### Short task
Write out the listing below in full and exactly, leaving out every picture.

Plotting code records

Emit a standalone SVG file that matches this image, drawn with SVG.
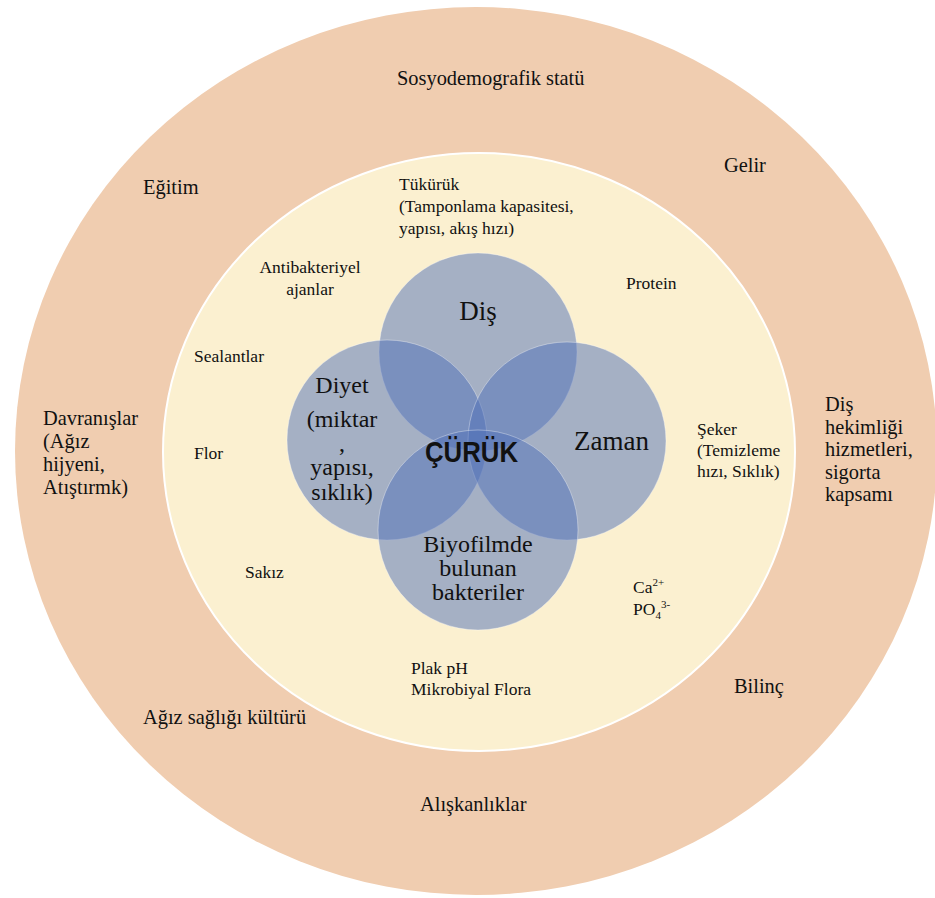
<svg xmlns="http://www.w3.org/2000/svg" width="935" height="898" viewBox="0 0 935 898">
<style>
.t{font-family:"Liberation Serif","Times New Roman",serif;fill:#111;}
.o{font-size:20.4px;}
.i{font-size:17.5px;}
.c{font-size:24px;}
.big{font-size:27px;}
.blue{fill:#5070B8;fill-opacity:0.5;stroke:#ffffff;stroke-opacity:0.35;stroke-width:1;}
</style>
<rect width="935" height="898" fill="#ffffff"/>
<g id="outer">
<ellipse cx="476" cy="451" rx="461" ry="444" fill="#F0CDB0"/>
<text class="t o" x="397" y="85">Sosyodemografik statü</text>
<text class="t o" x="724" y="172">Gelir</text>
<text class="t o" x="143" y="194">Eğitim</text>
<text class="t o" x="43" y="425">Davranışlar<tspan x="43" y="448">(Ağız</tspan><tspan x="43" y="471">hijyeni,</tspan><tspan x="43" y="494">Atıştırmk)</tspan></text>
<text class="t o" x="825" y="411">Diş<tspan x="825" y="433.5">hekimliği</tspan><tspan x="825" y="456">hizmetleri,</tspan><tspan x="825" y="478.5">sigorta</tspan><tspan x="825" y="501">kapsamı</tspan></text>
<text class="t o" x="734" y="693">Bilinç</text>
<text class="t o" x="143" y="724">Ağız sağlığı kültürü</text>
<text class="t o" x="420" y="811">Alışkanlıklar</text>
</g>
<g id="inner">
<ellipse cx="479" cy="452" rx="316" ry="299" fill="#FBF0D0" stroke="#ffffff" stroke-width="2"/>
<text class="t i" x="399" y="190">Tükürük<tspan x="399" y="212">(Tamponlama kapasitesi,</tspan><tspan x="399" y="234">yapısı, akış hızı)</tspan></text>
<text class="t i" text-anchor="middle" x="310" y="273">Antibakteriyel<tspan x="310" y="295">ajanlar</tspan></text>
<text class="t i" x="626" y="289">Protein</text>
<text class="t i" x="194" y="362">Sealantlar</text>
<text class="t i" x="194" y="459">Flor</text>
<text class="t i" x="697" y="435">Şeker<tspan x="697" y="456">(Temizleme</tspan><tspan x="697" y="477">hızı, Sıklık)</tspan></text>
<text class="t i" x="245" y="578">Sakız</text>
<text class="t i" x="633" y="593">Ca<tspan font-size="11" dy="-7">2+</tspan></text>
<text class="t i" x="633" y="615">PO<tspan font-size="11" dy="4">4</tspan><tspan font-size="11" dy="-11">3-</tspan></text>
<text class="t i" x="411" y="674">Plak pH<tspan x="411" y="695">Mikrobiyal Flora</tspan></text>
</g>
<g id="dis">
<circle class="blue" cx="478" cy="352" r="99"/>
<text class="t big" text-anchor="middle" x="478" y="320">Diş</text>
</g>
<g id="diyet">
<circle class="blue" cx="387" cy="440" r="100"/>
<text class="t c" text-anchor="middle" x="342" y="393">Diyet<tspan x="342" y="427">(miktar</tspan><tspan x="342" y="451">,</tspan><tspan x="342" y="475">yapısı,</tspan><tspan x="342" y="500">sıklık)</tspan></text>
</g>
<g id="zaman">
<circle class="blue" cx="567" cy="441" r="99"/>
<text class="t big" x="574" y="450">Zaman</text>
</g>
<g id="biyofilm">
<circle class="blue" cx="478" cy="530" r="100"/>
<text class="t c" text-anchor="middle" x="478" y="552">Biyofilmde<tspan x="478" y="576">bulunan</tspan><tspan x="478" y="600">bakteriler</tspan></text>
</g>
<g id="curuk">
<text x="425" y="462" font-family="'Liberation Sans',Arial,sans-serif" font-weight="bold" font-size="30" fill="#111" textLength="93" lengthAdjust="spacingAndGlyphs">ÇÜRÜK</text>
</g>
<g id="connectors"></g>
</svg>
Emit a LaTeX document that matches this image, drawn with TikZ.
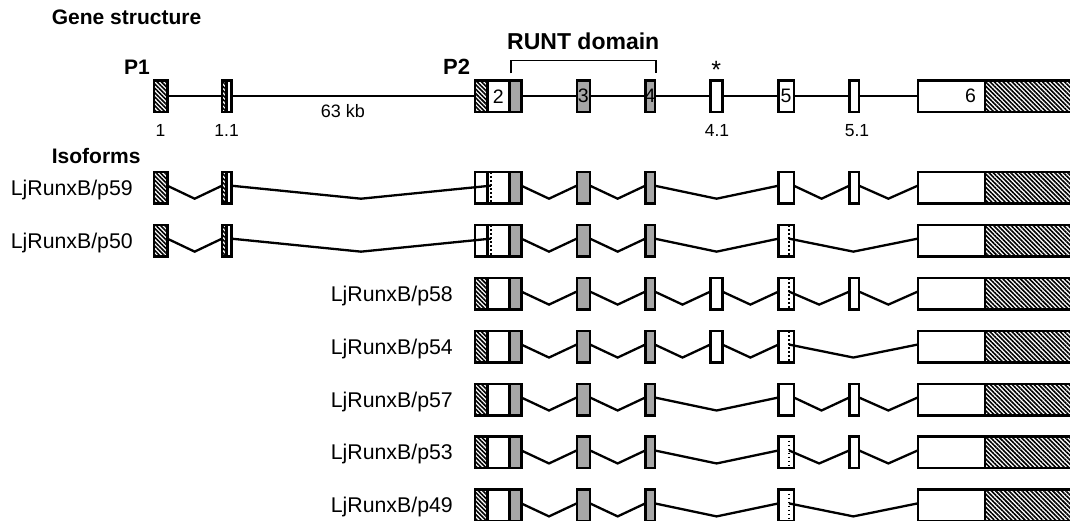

### Finished task
Emit a standalone SVG file that matches this image, drawn with SVG.
<svg xmlns="http://www.w3.org/2000/svg" width="935" height="898" viewBox="0 0 935 898">
<style>
.t{font-family:"Liberation Serif","Times New Roman",serif;fill:#111;}
.o{font-size:20.4px;}
.i{font-size:17.5px;}
.c{font-size:24px;}
.big{font-size:27px;}
.blue{fill:#5070B8;fill-opacity:0.5;stroke:#ffffff;stroke-opacity:0.35;stroke-width:1;}
</style>
<rect width="935" height="898" fill="#ffffff"/>
<g id="outer">
<ellipse cx="476" cy="451" rx="461" ry="444" fill="#F0CDB0"/>
<text class="t o" x="397" y="85">Sosyodemografik statü</text>
<text class="t o" x="724" y="172">Gelir</text>
<text class="t o" x="143" y="194">Eğitim</text>
<text class="t o" x="43" y="425">Davranışlar<tspan x="43" y="448">(Ağız</tspan><tspan x="43" y="471">hijyeni,</tspan><tspan x="43" y="494">Atıştırmk)</tspan></text>
<text class="t o" x="825" y="411">Diş<tspan x="825" y="433.5">hekimliği</tspan><tspan x="825" y="456">hizmetleri,</tspan><tspan x="825" y="478.5">sigorta</tspan><tspan x="825" y="501">kapsamı</tspan></text>
<text class="t o" x="734" y="693">Bilinç</text>
<text class="t o" x="143" y="724">Ağız sağlığı kültürü</text>
<text class="t o" x="420" y="811">Alışkanlıklar</text>
</g>
<g id="inner">
<ellipse cx="479" cy="452" rx="316" ry="299" fill="#FBF0D0" stroke="#ffffff" stroke-width="2"/>
<text class="t i" x="399" y="190">Tükürük<tspan x="399" y="212">(Tamponlama kapasitesi,</tspan><tspan x="399" y="234">yapısı, akış hızı)</tspan></text>
<text class="t i" text-anchor="middle" x="310" y="273">Antibakteriyel<tspan x="310" y="295">ajanlar</tspan></text>
<text class="t i" x="626" y="289">Protein</text>
<text class="t i" x="194" y="362">Sealantlar</text>
<text class="t i" x="194" y="459">Flor</text>
<text class="t i" x="697" y="435">Şeker<tspan x="697" y="456">(Temizleme</tspan><tspan x="697" y="477">hızı, Sıklık)</tspan></text>
<text class="t i" x="245" y="578">Sakız</text>
<text class="t i" x="633" y="593">Ca<tspan font-size="11" dy="-7">2+</tspan></text>
<text class="t i" x="633" y="615">PO<tspan font-size="11" dy="4">4</tspan><tspan font-size="11" dy="-11">3-</tspan></text>
<text class="t i" x="411" y="674">Plak pH<tspan x="411" y="695">Mikrobiyal Flora</tspan></text>
</g>
<g id="dis">
<circle class="blue" cx="478" cy="352" r="99"/>
<text class="t big" text-anchor="middle" x="478" y="320">Diş</text>
</g>
<g id="diyet">
<circle class="blue" cx="387" cy="440" r="100"/>
<text class="t c" text-anchor="middle" x="342" y="393">Diyet<tspan x="342" y="427">(miktar</tspan><tspan x="342" y="451">,</tspan><tspan x="342" y="475">yapısı,</tspan><tspan x="342" y="500">sıklık)</tspan></text>
</g>
<g id="zaman">
<circle class="blue" cx="567" cy="441" r="99"/>
<text class="t big" x="574" y="450">Zaman</text>
</g>
<g id="biyofilm">
<circle class="blue" cx="478" cy="530" r="100"/>
<text class="t c" text-anchor="middle" x="478" y="552">Biyofilmde<tspan x="478" y="576">bulunan</tspan><tspan x="478" y="600">bakteriler</tspan></text>
</g>
<g id="curuk">
<text x="425" y="462" font-family="'Liberation Sans',Arial,sans-serif" font-weight="bold" font-size="30" fill="#111" textLength="93" lengthAdjust="spacingAndGlyphs">ÇÜRÜK</text>
</g>
<g id="connectors"></g>
</svg>
Emit a LaTeX document that matches this image, drawn with TikZ.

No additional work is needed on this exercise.